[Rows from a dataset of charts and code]
——

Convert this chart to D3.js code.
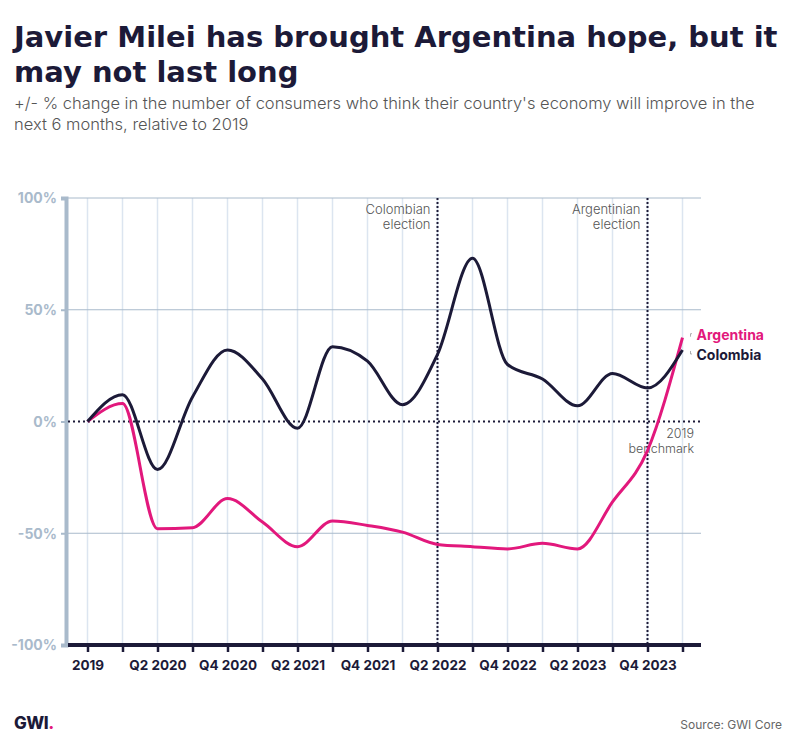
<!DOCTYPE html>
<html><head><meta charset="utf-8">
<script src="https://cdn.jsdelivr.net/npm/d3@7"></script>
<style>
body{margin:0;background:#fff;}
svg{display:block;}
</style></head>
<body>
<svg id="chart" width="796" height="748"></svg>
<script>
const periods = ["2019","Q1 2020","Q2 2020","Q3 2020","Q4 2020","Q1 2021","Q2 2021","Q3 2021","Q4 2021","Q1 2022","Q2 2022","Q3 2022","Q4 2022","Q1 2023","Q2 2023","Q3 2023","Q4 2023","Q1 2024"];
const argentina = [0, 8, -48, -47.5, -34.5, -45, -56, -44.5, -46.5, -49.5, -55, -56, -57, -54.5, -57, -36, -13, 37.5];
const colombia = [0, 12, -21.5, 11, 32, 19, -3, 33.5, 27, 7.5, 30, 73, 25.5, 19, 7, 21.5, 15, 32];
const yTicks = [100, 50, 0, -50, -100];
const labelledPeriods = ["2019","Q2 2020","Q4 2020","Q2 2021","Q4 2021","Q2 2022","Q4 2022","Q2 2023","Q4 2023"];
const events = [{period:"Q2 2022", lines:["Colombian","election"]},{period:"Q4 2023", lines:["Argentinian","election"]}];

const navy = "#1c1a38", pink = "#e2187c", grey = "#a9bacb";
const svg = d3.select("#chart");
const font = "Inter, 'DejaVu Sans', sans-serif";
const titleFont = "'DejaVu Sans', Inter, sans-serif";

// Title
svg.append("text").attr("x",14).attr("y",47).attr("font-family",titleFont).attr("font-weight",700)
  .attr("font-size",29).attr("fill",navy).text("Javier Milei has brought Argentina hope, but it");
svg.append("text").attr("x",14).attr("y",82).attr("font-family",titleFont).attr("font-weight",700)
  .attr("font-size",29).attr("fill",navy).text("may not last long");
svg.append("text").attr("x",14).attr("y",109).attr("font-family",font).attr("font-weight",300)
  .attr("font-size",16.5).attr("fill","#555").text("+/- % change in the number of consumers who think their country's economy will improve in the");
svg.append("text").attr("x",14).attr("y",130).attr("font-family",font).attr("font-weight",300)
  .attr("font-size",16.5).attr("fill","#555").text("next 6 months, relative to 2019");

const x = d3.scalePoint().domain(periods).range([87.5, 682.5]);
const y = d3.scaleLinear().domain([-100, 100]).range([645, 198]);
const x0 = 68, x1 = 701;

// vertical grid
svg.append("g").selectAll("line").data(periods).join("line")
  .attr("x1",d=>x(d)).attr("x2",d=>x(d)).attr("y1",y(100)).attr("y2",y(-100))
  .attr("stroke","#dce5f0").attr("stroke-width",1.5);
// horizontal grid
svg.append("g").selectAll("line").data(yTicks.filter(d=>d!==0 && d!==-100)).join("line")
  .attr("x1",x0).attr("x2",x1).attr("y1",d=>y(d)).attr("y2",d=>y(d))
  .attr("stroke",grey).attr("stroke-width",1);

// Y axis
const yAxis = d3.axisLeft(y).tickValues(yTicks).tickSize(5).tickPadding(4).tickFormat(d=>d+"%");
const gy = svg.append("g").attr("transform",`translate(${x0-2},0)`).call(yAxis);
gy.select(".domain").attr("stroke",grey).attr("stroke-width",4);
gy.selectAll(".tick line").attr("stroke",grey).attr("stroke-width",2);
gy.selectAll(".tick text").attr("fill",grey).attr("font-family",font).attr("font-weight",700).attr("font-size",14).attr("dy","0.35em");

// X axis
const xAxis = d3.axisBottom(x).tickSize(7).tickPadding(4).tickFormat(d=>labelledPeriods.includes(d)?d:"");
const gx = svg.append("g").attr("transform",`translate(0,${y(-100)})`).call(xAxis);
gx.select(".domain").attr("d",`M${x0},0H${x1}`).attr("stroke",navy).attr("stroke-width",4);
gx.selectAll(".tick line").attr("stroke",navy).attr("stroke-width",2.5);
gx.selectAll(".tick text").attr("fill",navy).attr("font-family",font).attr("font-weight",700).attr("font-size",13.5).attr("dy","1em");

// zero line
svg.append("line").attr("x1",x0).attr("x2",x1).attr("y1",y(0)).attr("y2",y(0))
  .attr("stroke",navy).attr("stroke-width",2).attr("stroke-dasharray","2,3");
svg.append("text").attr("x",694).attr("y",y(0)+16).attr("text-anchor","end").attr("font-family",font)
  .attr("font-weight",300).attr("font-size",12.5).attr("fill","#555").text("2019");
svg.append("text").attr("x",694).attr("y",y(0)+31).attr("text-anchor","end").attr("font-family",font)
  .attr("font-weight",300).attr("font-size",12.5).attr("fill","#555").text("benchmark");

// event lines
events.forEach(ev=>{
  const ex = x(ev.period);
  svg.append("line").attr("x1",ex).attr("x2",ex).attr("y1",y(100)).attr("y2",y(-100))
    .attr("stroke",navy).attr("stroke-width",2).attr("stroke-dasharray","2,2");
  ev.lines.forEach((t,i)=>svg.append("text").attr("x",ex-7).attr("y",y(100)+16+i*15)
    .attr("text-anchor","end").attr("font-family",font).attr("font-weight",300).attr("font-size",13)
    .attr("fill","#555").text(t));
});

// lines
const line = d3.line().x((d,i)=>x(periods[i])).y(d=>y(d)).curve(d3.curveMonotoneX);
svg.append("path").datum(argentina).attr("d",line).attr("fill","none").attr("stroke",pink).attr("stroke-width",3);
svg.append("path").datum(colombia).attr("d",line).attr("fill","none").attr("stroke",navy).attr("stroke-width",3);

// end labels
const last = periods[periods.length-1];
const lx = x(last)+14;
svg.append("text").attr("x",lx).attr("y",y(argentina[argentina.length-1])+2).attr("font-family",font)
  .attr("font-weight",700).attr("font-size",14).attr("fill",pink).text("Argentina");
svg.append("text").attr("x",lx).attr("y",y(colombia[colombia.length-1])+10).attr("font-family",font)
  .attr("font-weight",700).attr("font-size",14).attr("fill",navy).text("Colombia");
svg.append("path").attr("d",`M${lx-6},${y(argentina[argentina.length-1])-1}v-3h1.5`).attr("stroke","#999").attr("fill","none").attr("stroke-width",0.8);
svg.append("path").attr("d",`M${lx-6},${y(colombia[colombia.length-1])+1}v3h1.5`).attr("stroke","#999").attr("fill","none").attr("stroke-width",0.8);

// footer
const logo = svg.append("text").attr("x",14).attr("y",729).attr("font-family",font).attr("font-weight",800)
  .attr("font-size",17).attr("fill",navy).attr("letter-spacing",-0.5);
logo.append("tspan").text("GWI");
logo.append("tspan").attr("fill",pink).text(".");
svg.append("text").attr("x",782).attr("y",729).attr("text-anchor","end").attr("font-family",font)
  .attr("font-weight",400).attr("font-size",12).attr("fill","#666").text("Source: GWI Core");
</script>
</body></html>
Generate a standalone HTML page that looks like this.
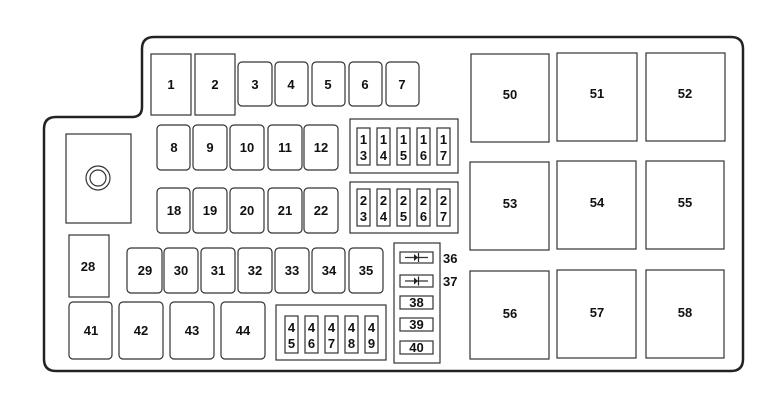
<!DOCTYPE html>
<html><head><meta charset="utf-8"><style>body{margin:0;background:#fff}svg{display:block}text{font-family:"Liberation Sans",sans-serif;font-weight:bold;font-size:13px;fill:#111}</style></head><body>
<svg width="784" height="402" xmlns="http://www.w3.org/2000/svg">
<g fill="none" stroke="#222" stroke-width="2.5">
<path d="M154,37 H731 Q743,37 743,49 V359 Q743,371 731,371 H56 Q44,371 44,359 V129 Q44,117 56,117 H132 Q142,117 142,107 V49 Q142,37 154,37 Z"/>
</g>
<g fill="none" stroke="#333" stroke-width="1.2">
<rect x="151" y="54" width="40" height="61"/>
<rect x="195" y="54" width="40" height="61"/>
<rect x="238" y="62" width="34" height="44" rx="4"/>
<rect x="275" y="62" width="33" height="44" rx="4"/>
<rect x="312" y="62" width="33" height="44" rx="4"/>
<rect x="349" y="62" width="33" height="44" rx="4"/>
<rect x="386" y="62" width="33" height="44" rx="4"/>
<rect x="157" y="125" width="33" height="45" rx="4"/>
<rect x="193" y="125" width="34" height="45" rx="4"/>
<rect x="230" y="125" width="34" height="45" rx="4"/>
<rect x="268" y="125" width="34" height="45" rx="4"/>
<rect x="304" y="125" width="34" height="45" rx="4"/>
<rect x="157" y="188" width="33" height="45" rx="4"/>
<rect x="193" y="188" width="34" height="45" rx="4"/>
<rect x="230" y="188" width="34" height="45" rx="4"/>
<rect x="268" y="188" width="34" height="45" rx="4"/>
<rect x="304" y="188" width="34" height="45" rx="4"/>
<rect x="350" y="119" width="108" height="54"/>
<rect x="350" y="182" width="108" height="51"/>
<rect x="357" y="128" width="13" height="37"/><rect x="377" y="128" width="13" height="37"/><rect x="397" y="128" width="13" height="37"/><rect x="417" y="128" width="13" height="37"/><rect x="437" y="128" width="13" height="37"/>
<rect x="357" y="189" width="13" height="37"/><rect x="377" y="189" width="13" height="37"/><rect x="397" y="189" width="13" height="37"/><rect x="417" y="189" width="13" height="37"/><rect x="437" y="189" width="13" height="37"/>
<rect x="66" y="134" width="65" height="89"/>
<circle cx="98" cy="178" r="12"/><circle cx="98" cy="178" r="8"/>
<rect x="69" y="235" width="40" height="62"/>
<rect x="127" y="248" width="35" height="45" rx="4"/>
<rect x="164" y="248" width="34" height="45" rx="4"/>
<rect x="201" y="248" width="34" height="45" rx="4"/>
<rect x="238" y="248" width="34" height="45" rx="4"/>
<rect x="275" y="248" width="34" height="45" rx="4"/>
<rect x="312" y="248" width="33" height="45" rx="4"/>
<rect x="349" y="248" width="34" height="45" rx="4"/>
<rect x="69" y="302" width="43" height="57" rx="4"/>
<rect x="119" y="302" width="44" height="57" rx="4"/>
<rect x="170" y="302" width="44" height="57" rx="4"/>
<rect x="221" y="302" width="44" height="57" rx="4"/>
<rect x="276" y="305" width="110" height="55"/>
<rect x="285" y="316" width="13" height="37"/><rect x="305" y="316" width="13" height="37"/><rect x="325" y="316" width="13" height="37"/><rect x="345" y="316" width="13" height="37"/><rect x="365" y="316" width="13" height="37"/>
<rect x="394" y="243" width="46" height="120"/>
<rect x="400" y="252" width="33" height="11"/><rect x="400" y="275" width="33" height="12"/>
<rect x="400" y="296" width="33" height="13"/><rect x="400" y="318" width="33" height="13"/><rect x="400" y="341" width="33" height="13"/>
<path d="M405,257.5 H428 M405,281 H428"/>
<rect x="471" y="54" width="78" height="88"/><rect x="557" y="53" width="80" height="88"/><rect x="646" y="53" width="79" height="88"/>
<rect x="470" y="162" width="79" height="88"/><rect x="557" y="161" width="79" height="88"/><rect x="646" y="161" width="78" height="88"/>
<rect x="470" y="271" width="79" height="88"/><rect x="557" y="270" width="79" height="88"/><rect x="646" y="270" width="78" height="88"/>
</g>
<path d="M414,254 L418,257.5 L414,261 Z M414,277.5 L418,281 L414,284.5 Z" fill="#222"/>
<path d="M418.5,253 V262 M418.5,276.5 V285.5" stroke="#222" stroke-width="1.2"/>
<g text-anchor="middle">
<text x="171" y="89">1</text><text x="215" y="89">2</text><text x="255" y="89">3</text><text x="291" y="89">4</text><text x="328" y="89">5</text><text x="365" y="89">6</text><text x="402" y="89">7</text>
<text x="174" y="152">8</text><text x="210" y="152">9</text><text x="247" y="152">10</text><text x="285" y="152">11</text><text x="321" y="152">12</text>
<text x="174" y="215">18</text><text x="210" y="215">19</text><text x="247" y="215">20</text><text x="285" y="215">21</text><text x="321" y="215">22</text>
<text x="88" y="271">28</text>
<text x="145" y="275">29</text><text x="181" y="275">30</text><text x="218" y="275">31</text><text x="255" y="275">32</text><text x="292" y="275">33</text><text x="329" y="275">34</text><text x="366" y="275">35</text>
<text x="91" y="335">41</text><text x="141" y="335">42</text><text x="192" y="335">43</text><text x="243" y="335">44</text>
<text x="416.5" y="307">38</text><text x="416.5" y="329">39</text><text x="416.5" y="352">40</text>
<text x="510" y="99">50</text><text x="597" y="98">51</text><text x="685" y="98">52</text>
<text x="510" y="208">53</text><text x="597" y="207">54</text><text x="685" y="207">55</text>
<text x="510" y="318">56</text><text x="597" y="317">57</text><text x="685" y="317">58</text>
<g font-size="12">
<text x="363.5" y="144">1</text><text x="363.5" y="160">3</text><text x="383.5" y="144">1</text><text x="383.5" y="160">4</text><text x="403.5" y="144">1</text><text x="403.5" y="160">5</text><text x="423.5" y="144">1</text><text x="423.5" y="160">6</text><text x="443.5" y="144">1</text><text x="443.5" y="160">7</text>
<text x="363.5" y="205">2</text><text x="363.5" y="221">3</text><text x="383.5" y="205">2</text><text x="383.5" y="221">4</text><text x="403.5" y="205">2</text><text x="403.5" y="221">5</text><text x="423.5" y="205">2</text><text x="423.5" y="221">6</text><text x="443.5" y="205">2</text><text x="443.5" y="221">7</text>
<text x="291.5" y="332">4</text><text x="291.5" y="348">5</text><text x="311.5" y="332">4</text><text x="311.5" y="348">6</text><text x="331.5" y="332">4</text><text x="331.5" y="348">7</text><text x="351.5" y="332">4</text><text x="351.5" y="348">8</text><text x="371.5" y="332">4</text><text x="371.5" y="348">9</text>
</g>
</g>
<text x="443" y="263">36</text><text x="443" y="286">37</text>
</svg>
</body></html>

——

Search the records for the word "this". Copy every line that has it.

Convert this chart to D3.js code.
Generate a standalone HTML page that looks like this.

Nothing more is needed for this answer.